A neighborhood is not just about the political boundaries of your ANC, ward or school district: those precious lines that people fight so hard to be on the "right" side of. A neighborhood -- a community -- is made up of people and their family and social connections and personal histories. People do not need to own property in a neighborhood, or, dare I say, even *live* within a neighborhood's boundaries, in order to participate in a neighborhood's social life. I understand there are people on both sides of the live music issue who no longer live in Mt. Pleasant but still care deeply about that community, and they -- as people who have been intimately connected to Mt. Pleasant for years -- have every right to be involved in this debate.

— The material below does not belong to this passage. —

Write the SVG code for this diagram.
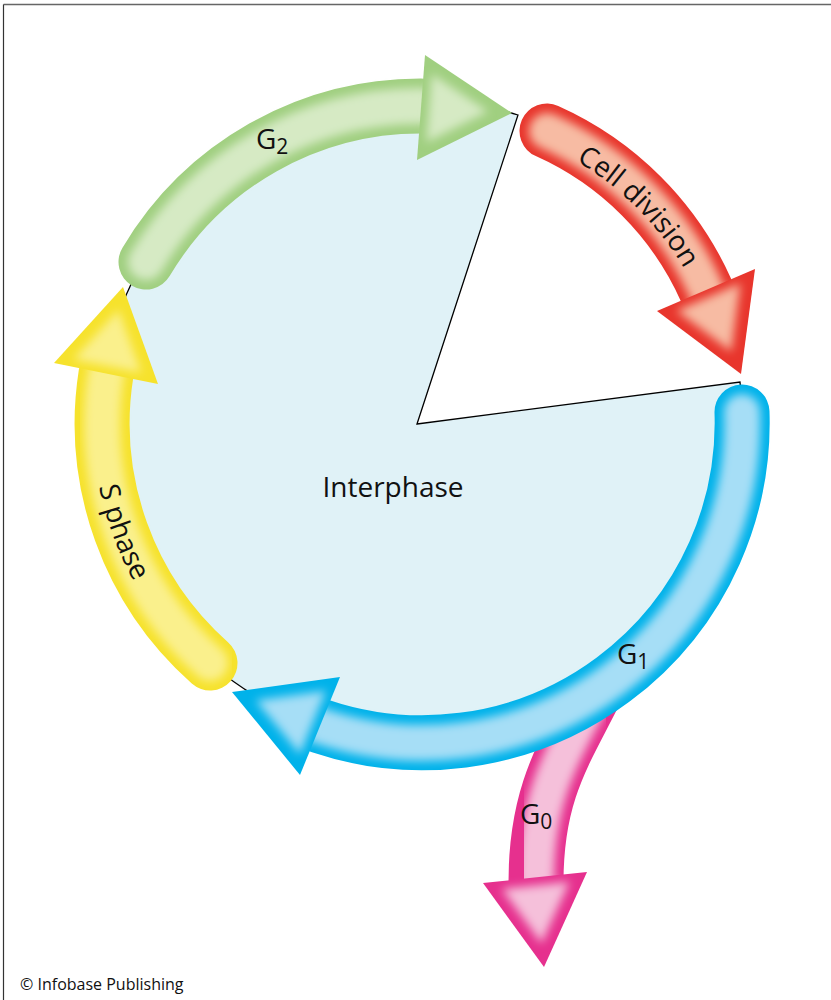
<svg xmlns="http://www.w3.org/2000/svg" width="831" height="1000" viewBox="0 0 831 1000">
  <style>
    .lbl { font-family: "Open Sans", "Noto Sans", "DejaVu Sans", sans-serif; font-size: 28px; fill: #111; }
    .sub { font-size: 21px; }
    .band { fill: none; stroke-width: 55; stroke-linecap: round; }
    .core { fill: none; stroke-width: 36; stroke-linecap: round; filter: url(#soft); }
    .head-core { filter: url(#softHead); }
  </style>
  <defs>
    <filter id="soft" x="-20%" y="-20%" width="140%" height="140%">
      <feGaussianBlur stdDeviation="5"/>
    </filter>
    <filter id="softHead" x="-30%" y="-30%" width="160%" height="160%">
      <feGaussianBlur stdDeviation="7"/>
    </filter>
    <!-- baselines for the curved labels -->
    <path id="cellPath" d="M474.8,123.6 A304,304 0 0,1 721.4,370.2"/>
    <path id="sPath" d="M94.2,394.3 A329,329 0 0,0 189.4,655.6"/>
  </defs>

  <rect x="0" y="0" width="831" height="1000" fill="#ffffff"/>
  <!-- frame -->
  <line x1="3.5" y1="4.5" x2="831" y2="4.5" stroke="#666" stroke-width="1.5"/>
  <line x1="3.5" y1="4.5" x2="3.5" y2="1000" stroke="#333" stroke-width="1.2"/>

  <!-- interphase disc with the division wedge cut out -->
  <g id="interphase">
    <path d="M417,424 L740,382 A321,321 0 1,1 518,115 Z" fill="#e0f2f7" stroke="#000" stroke-width="1.3" stroke-linejoin="miter"/>
    <text class="lbl" x="393" y="497" text-anchor="middle">Interphase</text>
  </g>

  <!-- G0 exit arrow (under G1) -->
  <g id="g0">
    <path class="band" d="M594,694 C565,752 536,792 536,882" stroke="#e6308e" stroke-linecap="butt" stroke-width="53"/>
    <path class="core" d="M594,694 C565,752 536,792 536,882" stroke="#f5c0da" stroke-linecap="butt"/>
    <polygon points="483,883 544,967 587,872" fill="#e6308e"/>
    <polygon class="head-core" points="483,883 544,967 587,872" fill="#f5c0da" transform="translate(537,900) scale(0.65) translate(-537,-900)"/>
    <text class="lbl" x="520" y="824">G<tspan class="sub" dy="5">0</tspan></text>
  </g>

  <!-- G1 -->
  <g id="g1">
    <path class="band" d="M742,412 A320,320 0 0,1 320,726" stroke="#00b2ea"/>
    <path class="core" d="M742,412 A320,320 0 0,1 320,726" stroke="#a6def6"/>
    <polygon points="340,677 232,692 300,775" fill="#00b2ea"/>
    <polygon class="head-core" points="340,677 232,692 300,775" fill="#a6def6" transform="translate(300,716) scale(0.65) translate(-300,-716)"/>
    <text class="lbl" x="617" y="664">G<tspan class="sub" dy="5">1</tspan></text>
  </g>

  <!-- S phase -->
  <g id="s-phase">
    <path class="band" d="M210,663 A320,320 0 0,1 106,374" stroke="#f6e22c"/>
    <path class="core" d="M210,663 A320,320 0 0,1 106,374" stroke="#faf08c"/>
    <polygon points="54,363 123,287 158,384" fill="#f6e22c"/>
    <polygon class="head-core" points="54,363 123,287 158,384" fill="#faf08c" transform="translate(110,352) scale(0.65) translate(-110,-352)"/>
    <text class="lbl"><textPath href="#sPath" startOffset="50%" text-anchor="middle">S phase</textPath></text>
  </g>

  <!-- G2 -->
  <g id="g2">
    <path class="band" d="M146,262 A319,319 0 0,1 421,106" stroke="#a0cf80"/>
    <path class="core" d="M146,262 A319,319 0 0,1 421,106" stroke="#d6eac4"/>
    <polygon points="425,55 512,113 417,160" fill="#a0cf80"/>
    <polygon class="head-core" points="425,55 512,113 417,160" fill="#d6eac4" transform="translate(444,109) scale(0.65) translate(-444,-109)"/>
    <text class="lbl" x="256" y="149">G<tspan class="sub" dy="5">2</tspan></text>
  </g>

  <!-- Cell division -->
  <g id="cell-division">
    <path class="band" d="M547,131 A315,315 0 0,1 706,290" stroke="#e8352c"/>
    <path class="core" d="M547,131 A315,315 0 0,1 706,290" stroke="#f7bba3"/>
    <polygon points="755,269 741,374 657,311" fill="#e8352c"/>
    <polygon class="head-core" points="755,269 741,374 657,311" fill="#f7bba3" transform="translate(713,310) scale(0.65) translate(-713,-310)"/>
    <text class="lbl"><textPath href="#cellPath" startOffset="50%" text-anchor="middle">Cell division</textPath></text>
  </g>

  <text x="20" y="990" font-family="'Open Sans', 'Noto Sans', sans-serif" font-size="16" fill="#111">© Infobase Publishing</text>
</svg>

When you just start thinking about your neighborhood in terms of who lives inside and who lives outside, who belongs and who doesn't, who has a right to participate and who doesn't, then you have really narrowed your understanding of community.

Amanda Huron
Brooklyn, New York

Posted by: Amanda Huron | April 28, 2008 11:56 AM

Many, many people who used to live west of 16th St. in Mt. Pleasant have had to move east because their houses got converted into condos or they couldn't afford rent increases and couldn't afford anything else west of 16th, but still have all of their social networks in the neighborhood, volunteer, and shop in the neighborhood, and, as Andrea said, many live closer to Mt. P St. than anyone living west of 18th St. Some of you may be surprised to know that lots of Mt. Pleasant residents consider the eastern border of the neighborhood to be 14th St., and the western border to be Mt. Pleasant St. or 17th St. (This was the common view in the apt building I used to live in on Mt. P St, and it's supported by research I and others have done on the topic of neighborhood borders.) West of 17th St. is often referred to not as "Mt. Pleasant", but as "Cleveland Park East", "the area around Bancroft [Elementary School], or "where the White people live", and lots of people who live on Mt. Pleasant St. don't think that those who live west of Mt. P St. or 17th St. should have any say in what happens on Mt. P Street. But most of the people who live on Mt. P St. are not involved in neighborhood organizations, and don't have public voice. Some residents' consideration of 16th St. as the n'hood border is a relatively recent phenomenon, and a phenomenon not embraced by a large part of the population of Mt. Pleasant living west of 16th. It's very convenient to reify the ANC border as a line that defines community membership, when it's the people with less money who are the ones who've been forced across 16th St. It's also worth noting that the ANC eastern border included a number of blocks between 16th and 15th St. up until the results of the 2000 census changed them. I remember in the late 90s, many of the same people who are now reifying 16th St. as the border because it marks the ANC district, used to say, well, those blocks east of 16th are in the ANC borders, but they're not really part of the neighborhood. Very convenient to hold up ANC borders when it serves your argument. And defining community membership as property ownership?? With that argument, the slumlords of the Deauville should have more say in Mt. P goings on than the residents displaced by the fire. (And should *they* no longer have a voice since their displacement??)

Posted by: GaleyM | April 28, 2008 5:16 PM

Dear Another Long Time Resident,

Glad to see that landownership in Mt. Pleasant privileges your likes and dislikes, as well as absentee rentiers like Laurie Colling over those of apartment dwellers. How 18th Century of you.

Drunkenness, litter, and public urination are all bad, but there are laws on the books to combat them. They have nothing to do with mariachi bands or people enjoying music. Shame on you.